THE TASK:
For the data below, work out how many lines contain the word "this" and supply only that number.

------ EXTRACTED MATERIAL ------

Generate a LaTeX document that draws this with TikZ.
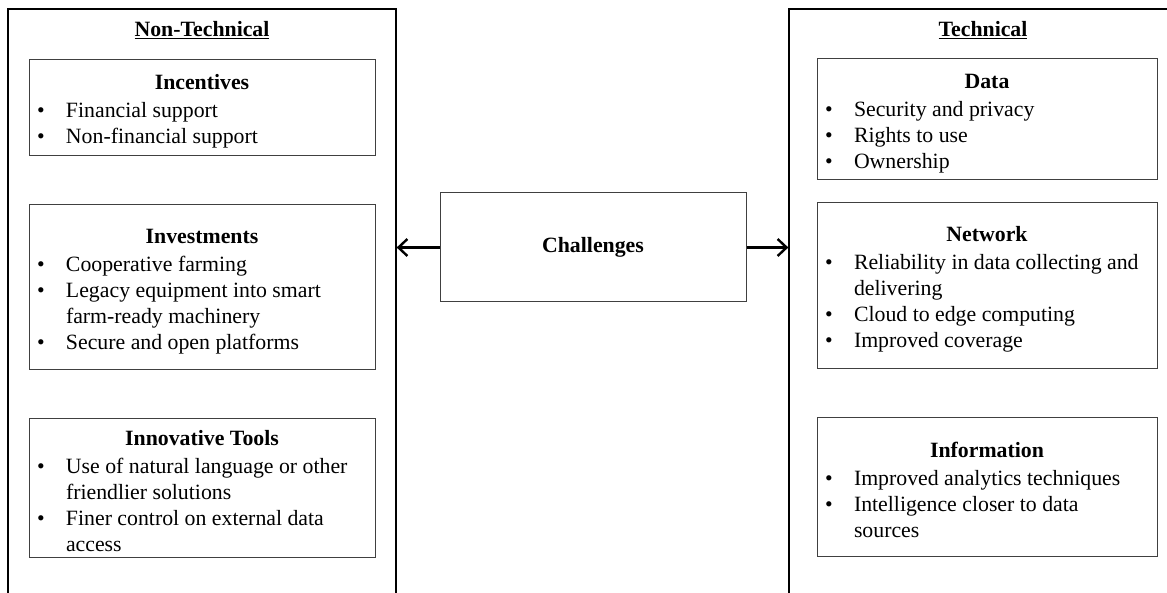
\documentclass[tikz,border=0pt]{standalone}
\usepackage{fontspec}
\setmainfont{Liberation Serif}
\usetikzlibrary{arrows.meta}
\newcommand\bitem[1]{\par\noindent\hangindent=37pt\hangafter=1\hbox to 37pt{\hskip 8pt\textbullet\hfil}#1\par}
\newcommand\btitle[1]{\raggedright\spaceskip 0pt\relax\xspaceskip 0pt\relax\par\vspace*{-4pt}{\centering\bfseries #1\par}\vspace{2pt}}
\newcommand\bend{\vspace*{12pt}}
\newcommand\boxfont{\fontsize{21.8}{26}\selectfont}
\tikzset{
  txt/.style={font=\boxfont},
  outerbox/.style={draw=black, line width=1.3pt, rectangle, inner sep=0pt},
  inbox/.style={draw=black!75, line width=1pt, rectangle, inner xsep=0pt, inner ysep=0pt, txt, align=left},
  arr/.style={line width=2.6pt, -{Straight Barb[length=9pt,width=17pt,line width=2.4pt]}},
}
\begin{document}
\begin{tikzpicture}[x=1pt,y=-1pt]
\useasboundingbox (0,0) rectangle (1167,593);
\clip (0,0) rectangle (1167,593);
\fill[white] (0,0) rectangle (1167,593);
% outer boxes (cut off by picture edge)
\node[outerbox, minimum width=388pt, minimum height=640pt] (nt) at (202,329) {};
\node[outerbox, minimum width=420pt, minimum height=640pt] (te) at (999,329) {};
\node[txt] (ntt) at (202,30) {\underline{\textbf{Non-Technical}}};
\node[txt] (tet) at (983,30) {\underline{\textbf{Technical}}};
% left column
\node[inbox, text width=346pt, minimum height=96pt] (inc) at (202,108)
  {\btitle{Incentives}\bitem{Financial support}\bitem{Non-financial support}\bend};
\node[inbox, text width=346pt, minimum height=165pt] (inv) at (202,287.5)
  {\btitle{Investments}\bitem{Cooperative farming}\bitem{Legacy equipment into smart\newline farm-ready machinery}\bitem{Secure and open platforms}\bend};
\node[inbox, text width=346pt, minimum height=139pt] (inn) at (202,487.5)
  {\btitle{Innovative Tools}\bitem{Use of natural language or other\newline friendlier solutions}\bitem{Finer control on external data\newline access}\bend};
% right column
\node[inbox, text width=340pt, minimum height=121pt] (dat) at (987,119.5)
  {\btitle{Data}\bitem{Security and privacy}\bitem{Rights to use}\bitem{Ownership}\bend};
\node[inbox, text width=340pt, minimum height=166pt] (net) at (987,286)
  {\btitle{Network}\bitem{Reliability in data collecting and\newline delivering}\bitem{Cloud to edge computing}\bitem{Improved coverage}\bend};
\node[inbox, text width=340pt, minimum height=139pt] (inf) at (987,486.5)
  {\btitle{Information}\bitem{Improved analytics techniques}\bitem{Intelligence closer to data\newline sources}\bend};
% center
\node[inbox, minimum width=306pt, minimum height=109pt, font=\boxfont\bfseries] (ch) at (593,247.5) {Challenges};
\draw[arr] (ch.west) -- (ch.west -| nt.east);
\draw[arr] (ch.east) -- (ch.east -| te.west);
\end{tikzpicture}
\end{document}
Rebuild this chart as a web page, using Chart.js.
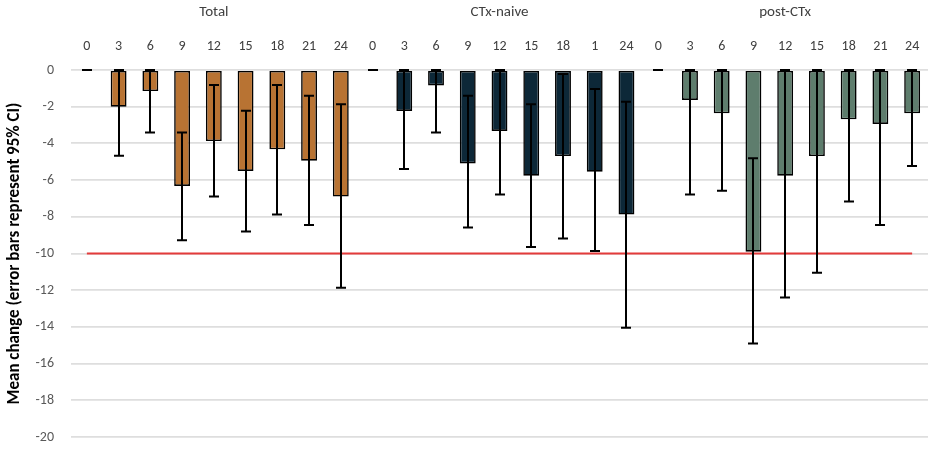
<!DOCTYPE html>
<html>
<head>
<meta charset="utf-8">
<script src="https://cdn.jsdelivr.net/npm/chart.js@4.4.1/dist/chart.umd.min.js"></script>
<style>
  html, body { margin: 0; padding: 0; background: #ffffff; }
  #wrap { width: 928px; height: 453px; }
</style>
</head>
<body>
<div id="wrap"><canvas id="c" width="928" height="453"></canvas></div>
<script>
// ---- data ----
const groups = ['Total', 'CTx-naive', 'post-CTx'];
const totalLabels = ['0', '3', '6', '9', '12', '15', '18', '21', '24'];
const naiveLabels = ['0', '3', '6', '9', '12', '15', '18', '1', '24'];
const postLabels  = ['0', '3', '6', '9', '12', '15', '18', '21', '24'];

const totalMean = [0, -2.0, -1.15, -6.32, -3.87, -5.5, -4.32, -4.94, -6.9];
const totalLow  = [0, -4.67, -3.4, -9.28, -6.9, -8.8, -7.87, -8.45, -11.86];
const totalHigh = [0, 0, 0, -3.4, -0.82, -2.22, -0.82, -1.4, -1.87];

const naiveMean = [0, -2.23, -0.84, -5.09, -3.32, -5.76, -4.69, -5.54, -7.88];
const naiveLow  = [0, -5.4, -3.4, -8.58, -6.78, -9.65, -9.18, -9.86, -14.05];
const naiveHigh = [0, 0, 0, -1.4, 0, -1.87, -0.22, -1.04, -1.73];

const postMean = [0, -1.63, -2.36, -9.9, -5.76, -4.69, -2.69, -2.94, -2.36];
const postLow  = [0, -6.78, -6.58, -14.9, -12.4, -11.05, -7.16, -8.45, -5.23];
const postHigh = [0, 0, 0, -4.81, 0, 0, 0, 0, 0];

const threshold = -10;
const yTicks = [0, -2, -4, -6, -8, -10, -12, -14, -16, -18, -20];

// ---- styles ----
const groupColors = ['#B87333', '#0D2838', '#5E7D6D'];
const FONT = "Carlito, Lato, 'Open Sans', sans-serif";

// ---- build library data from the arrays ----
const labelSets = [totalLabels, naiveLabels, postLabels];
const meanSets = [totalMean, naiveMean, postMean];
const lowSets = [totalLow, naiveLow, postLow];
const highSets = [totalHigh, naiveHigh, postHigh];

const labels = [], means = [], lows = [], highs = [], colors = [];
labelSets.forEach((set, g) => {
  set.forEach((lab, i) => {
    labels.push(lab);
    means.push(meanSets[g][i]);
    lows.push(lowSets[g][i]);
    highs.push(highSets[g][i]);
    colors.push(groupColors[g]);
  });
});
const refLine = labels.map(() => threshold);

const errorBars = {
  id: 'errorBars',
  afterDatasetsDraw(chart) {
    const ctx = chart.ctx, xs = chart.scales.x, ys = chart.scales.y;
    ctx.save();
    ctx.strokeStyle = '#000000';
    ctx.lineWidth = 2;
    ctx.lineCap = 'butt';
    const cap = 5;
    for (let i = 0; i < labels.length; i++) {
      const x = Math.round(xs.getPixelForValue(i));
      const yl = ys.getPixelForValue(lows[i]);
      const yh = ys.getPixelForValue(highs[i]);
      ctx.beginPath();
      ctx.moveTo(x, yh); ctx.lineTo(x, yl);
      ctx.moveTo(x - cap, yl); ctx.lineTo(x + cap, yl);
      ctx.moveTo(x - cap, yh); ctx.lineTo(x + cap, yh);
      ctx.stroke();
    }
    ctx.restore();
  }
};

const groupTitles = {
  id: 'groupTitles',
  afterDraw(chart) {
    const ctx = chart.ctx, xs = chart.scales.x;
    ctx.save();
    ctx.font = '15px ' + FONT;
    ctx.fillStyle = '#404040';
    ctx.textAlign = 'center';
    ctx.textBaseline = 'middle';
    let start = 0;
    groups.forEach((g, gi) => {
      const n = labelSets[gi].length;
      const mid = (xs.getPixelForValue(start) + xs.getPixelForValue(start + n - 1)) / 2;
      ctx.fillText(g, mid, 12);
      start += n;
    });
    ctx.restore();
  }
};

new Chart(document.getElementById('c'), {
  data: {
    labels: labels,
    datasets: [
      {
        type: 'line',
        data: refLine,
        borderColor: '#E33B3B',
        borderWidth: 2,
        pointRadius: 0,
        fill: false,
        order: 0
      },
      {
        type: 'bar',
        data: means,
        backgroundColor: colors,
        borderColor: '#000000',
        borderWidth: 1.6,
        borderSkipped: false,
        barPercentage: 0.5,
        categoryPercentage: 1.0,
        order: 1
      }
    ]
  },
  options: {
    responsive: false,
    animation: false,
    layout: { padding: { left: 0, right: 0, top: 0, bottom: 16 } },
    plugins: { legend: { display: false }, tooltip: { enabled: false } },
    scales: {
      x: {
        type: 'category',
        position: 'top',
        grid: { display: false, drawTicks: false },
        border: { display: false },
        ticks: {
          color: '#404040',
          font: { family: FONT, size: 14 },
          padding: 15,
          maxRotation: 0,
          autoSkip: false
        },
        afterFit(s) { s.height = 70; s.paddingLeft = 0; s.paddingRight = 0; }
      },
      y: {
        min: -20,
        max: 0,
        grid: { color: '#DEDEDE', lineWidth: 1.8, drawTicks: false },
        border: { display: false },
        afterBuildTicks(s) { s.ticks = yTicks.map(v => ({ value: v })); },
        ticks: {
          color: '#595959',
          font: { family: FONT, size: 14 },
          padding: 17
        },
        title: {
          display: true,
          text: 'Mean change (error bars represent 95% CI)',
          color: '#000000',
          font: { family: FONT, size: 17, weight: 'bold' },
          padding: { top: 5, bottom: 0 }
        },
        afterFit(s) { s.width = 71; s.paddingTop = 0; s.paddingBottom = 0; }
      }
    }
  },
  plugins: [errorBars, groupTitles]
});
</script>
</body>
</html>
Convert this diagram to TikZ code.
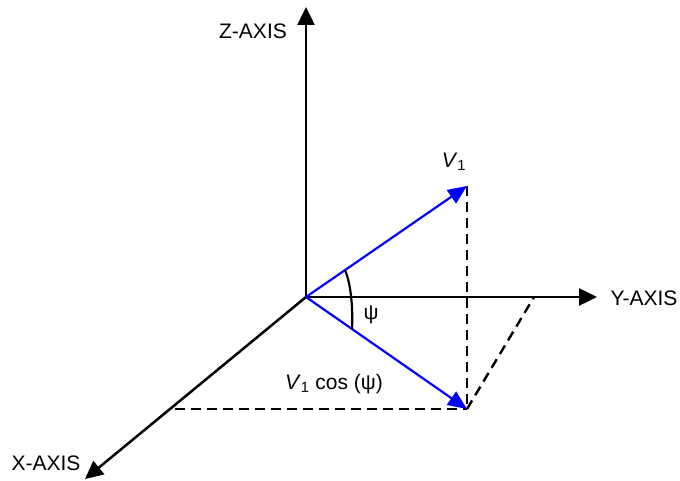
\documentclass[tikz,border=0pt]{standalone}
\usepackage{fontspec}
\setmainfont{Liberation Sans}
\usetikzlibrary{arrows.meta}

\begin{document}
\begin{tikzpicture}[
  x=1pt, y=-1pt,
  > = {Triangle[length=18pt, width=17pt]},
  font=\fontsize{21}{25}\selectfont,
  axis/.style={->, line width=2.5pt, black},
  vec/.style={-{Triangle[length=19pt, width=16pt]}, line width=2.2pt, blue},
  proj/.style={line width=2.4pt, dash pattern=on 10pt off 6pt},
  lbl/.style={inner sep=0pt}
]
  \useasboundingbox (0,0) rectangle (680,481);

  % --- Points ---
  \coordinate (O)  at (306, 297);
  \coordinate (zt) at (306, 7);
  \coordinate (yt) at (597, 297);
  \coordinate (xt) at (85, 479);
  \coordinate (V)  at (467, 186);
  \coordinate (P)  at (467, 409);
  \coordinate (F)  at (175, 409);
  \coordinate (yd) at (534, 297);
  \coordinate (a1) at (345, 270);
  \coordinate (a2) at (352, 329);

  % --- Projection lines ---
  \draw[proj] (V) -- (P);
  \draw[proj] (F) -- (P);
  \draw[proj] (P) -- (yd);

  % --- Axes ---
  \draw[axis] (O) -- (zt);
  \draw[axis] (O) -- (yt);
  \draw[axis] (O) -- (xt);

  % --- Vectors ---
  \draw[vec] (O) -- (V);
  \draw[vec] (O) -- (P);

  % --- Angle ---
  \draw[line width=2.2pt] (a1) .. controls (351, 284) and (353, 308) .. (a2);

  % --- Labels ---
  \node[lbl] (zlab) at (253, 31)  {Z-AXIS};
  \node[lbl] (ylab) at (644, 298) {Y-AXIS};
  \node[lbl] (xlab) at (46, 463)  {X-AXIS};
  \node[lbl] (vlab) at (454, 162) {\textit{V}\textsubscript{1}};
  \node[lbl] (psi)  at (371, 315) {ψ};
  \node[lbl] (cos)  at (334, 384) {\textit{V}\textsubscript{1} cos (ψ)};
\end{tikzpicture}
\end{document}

------

RESPONSE:
3